===== GIVEN RECORDS =====

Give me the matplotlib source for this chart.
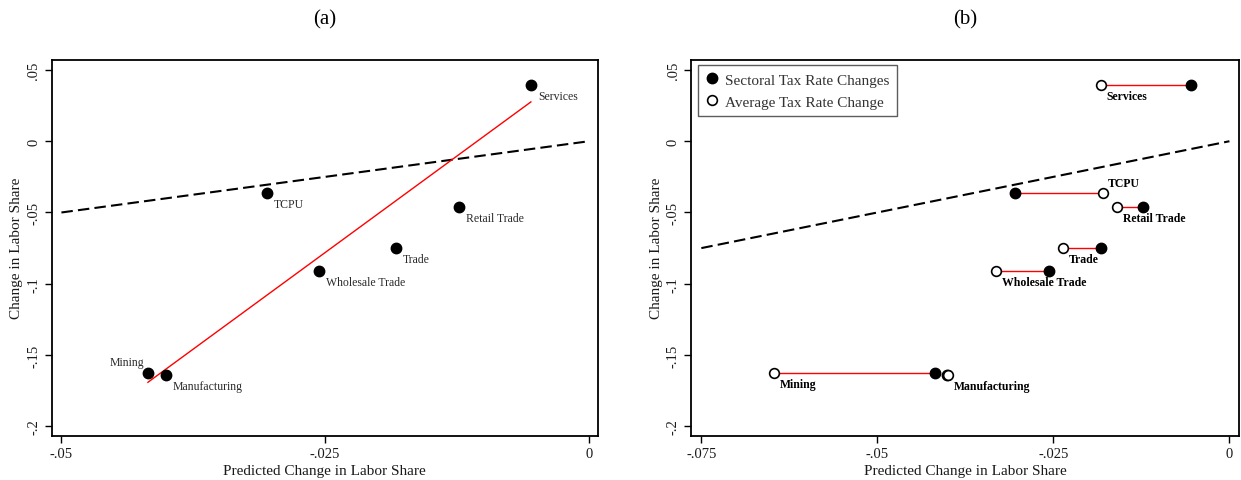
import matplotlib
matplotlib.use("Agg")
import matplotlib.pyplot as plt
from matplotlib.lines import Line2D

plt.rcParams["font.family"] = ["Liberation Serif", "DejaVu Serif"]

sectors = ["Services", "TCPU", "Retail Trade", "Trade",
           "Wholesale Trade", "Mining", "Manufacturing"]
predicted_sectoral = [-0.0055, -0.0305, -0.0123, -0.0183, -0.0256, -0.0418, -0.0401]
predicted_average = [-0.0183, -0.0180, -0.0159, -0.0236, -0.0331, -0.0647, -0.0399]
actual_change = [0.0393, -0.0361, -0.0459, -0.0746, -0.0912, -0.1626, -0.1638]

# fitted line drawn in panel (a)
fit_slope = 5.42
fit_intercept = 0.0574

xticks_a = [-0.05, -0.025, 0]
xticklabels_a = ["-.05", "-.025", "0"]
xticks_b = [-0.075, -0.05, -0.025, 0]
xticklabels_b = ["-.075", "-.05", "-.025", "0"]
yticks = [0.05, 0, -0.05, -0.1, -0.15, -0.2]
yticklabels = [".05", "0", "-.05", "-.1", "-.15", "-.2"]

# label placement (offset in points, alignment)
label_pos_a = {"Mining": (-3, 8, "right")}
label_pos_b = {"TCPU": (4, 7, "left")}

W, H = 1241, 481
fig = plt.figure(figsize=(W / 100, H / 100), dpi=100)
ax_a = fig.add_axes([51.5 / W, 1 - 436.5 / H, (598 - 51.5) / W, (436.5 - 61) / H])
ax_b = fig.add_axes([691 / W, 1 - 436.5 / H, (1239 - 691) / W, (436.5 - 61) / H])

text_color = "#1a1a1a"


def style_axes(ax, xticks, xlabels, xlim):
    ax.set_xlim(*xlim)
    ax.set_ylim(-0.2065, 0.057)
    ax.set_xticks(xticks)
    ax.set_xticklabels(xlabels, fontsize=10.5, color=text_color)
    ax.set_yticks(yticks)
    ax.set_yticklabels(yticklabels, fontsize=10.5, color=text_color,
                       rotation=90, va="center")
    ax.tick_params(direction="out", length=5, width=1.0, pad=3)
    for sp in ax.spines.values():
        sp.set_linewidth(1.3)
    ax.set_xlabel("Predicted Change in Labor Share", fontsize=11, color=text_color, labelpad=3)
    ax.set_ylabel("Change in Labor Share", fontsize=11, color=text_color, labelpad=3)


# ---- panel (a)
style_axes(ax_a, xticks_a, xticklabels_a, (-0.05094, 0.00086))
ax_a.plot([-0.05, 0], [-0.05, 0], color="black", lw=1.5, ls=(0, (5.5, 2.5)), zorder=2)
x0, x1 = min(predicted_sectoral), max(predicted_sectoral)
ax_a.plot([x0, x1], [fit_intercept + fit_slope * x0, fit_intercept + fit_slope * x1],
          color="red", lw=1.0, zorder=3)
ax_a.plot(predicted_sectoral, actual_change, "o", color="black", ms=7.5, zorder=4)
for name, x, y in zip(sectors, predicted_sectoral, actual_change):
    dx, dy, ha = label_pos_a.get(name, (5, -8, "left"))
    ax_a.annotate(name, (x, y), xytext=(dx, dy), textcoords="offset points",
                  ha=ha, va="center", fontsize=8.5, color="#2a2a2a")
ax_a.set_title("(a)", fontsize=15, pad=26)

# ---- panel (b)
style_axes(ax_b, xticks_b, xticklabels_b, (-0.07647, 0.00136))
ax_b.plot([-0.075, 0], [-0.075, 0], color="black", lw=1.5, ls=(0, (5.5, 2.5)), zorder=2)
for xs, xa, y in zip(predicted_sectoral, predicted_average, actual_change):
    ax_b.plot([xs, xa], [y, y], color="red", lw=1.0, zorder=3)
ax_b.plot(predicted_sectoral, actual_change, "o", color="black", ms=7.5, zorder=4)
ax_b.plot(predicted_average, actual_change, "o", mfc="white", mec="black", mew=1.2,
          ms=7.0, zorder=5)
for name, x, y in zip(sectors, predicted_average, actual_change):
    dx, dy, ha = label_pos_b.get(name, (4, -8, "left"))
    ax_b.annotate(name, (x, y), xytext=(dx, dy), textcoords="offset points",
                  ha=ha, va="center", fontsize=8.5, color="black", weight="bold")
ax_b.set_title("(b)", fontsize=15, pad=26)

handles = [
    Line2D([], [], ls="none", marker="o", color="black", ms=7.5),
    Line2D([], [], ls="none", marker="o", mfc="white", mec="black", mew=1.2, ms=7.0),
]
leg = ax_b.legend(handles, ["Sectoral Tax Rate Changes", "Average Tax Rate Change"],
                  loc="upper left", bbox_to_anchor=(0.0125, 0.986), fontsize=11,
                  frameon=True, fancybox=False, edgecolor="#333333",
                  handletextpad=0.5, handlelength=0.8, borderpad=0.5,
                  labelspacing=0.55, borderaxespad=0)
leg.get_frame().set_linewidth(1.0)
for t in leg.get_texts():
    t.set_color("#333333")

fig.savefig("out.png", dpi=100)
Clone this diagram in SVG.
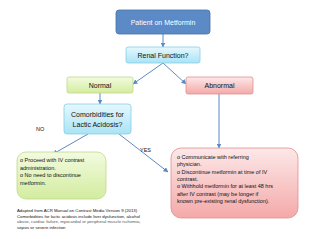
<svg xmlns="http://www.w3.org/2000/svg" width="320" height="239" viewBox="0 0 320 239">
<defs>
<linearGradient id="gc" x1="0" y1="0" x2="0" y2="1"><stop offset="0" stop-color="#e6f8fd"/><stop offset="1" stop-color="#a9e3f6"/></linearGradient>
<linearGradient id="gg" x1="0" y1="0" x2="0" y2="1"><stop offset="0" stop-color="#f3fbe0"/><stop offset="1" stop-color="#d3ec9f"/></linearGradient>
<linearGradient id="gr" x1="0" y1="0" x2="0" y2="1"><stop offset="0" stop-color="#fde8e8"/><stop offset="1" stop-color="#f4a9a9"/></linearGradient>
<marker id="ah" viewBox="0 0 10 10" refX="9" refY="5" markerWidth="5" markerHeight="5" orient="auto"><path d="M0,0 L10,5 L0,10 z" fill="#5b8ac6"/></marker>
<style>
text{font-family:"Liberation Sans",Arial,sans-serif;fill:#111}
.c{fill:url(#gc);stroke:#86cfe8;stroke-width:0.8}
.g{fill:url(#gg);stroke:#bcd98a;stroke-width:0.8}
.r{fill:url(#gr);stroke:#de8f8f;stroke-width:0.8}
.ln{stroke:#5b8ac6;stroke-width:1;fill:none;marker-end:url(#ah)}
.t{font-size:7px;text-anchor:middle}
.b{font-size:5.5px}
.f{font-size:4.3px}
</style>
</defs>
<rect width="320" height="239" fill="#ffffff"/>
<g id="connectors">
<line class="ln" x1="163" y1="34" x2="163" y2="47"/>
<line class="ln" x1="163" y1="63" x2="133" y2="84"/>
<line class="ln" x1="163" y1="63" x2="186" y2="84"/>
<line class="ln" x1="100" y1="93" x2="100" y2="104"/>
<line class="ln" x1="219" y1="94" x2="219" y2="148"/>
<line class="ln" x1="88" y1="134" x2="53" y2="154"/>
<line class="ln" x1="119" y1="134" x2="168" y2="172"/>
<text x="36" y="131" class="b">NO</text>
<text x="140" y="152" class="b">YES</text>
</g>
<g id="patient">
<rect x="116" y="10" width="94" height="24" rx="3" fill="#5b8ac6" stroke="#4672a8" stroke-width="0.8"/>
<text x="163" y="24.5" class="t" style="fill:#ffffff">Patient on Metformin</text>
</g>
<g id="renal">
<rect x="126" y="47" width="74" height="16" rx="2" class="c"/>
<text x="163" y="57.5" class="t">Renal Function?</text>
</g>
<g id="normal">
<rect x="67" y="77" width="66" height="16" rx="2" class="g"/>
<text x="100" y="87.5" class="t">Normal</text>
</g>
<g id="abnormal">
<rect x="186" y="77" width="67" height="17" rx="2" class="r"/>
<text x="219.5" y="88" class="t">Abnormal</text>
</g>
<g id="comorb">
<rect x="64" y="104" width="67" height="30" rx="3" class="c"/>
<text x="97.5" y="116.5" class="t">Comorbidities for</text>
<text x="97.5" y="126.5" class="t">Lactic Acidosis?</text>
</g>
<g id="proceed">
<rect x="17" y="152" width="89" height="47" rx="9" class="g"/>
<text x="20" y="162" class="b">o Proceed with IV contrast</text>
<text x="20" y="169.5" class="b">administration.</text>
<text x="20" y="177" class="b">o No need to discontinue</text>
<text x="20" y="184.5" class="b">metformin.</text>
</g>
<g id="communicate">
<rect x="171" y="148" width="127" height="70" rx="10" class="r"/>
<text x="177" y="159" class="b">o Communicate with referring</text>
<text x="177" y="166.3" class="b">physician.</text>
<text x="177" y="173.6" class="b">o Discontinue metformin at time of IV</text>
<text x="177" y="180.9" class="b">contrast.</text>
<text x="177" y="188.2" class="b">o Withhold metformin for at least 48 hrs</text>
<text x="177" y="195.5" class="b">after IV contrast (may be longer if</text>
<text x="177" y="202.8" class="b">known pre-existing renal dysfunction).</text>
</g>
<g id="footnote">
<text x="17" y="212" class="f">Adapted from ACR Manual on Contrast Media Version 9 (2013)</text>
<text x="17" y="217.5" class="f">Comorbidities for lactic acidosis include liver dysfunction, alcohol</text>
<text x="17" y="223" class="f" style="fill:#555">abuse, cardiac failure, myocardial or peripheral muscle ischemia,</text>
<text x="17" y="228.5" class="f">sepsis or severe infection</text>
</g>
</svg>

=====

(WORK TO DO): Report how many lines of the records above contain the word "this", giving only the number.

(ANSWER IN FULL): 2